Maklerzy długo czekali na swoje pięć minut. Przez ostatnie lata branża tkwiła bowiem w kryzysie, a stwierdzenia, że gorzej być nie może, które pojawiały się tradycyjnie pod koniec kolejnych lat, okazywały się tylko pobożnymi życzeniami. Ten rok wywrócił wszystko do góry nogami. Brokerzy nie tylko złapali oddech. Branża przeżywa jeden z najlepszych okresów w historii. W normalnych warunkach oznaczałoby to dodatkowe profity dla pracowników biur maklerskich. Problem jednak w tym, że czasy nie są normalne, a brokerzy nie są zależni tylko od siebie.
Wynagrodzenie maklerów zazwyczaj składa się z dwóch części: podstawowej oraz premii. Te drugie przeważnie są rozliczane kwartalnie bądź rocznie i uzależnione od wykonanych planów. W czasach kryzysu maklerskiego wypełnienie planów było często sporym wyzwaniem, więc i sowite premie były raczej wyjątkiem, a nie standardem. Ten rok jednak przyniósł odrodzenie biznesu maklerskiego. Znaczący wzrost obrotów na warszawskiej giełdzie, a także dopływ nowych inwestorów na rynek sprawiły, że maklerzy od kilku miesięcy mają pełne ręce roboty. Sprzedażowe plany kwartalne realizowane są bez większych problemów, a te roczne już wcześniej zostały wypełnione.
Poprawę tę teoretycznie powinni odczuć też maklerzy w swoich kieszeniach poprzez większe premie. Można jednak powiedzieć, że brokerzy mają pecha i w praktyce nie odczują aż tak poprawy sytuacji rynkowej.

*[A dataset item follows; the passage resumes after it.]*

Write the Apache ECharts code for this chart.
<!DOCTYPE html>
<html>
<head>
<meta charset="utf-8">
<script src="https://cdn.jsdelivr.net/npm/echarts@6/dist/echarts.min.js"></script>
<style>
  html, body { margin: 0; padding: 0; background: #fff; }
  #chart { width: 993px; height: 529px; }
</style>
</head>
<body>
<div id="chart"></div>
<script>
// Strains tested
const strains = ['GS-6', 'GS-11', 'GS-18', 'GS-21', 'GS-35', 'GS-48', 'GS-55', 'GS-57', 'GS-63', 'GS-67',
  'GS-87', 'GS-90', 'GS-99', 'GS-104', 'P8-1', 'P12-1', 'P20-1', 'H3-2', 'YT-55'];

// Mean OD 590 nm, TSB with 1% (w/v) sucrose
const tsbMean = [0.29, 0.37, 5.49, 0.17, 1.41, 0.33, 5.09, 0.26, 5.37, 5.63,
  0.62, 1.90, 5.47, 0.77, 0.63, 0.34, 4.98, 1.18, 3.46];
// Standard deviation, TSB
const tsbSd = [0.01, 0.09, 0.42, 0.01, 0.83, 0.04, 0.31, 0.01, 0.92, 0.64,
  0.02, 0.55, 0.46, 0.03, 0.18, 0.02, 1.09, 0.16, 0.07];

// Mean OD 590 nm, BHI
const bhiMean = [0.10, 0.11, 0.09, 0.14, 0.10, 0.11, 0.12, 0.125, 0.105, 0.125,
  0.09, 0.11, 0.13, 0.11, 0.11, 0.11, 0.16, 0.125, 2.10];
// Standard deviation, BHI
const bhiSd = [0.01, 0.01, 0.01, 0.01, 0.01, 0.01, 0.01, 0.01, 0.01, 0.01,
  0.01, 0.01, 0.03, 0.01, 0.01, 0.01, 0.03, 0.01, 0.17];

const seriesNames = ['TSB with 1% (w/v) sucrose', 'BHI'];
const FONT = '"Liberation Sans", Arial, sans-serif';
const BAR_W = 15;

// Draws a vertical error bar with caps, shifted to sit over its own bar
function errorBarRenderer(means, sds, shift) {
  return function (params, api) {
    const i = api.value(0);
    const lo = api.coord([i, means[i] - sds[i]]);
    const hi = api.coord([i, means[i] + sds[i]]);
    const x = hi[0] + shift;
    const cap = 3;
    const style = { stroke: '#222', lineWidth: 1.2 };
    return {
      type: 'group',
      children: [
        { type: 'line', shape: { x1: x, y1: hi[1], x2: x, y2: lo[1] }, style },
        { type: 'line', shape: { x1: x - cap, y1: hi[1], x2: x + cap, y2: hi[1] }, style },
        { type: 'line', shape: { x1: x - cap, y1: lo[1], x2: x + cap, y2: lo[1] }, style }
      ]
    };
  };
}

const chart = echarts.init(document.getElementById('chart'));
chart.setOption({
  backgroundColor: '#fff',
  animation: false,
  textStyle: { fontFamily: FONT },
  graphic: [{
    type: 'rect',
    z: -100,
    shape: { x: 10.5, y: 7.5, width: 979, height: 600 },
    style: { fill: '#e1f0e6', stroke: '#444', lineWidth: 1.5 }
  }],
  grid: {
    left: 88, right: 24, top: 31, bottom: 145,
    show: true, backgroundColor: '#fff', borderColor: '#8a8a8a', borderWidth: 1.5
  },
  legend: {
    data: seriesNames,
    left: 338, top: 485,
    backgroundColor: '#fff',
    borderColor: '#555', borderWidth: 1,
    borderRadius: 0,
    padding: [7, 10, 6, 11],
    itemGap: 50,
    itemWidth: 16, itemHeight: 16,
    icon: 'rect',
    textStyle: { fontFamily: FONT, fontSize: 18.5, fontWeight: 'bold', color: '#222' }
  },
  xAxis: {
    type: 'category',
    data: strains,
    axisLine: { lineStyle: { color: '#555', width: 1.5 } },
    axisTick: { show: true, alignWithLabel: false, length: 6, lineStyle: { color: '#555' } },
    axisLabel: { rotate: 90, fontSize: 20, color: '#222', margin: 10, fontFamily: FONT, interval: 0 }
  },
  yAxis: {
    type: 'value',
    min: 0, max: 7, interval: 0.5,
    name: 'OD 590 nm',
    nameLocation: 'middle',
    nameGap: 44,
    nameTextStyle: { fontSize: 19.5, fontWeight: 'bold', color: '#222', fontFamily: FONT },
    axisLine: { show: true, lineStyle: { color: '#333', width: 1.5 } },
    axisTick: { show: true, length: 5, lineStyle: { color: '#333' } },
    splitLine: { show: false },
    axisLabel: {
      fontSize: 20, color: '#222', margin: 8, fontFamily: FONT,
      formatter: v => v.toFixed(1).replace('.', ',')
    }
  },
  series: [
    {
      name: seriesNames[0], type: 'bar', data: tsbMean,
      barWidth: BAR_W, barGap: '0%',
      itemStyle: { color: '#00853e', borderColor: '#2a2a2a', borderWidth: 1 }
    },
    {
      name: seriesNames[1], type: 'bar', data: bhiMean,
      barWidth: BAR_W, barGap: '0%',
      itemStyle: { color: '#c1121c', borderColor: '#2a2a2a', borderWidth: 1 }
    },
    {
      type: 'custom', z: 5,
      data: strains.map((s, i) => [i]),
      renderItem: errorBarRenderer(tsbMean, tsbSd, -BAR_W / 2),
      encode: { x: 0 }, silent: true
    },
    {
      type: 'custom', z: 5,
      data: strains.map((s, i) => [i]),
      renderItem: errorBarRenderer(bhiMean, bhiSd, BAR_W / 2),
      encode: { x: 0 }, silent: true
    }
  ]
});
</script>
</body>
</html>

Wszystkiemu winne są banki. Coraz więcej pośredników działa bowiem w strukturach bankowych, a to przekłada się także na postrzeganie biznesu maklerskiego, również jeśli chodzi o wynagradzanie pracowników. Sektor bankowy, w przeciwieństwie do maklerskiego, przeżywa trudniejsze chwile. Wyniki finansowe banków wyraźnie się obniżyły, a w branży powszechnie mówi się o szukaniu oszczędności. Cięcia dotyczą m.in. kosztów osobowych. O zwolnieniach grupowych w ostatnim czasie informowały m.in. Santander Bank Polska i BNP Paribas Bank Polska. Inne instytucje podkreślają z kolei, że na bieżąco starają się dostosowywać poziom zatrudnienia do sytuacji rynkowej. Maklerzy patrzą na to wszystko z niepokojem.
– W sytuacji, w której banki tną zatrudnienie i szukają oszczędności, ciężko będzie uzasadnić wysokie premie dla maklerów, szczególnie podmiotów działających w strukturach bankowych. Co z tego, że biura mają jeden z najlepszych okresów w historii. Solidarnie muszą się dostosować do sytuacji w grupie kapitałowej – mówi jeden z maklerów z grupy bankowej.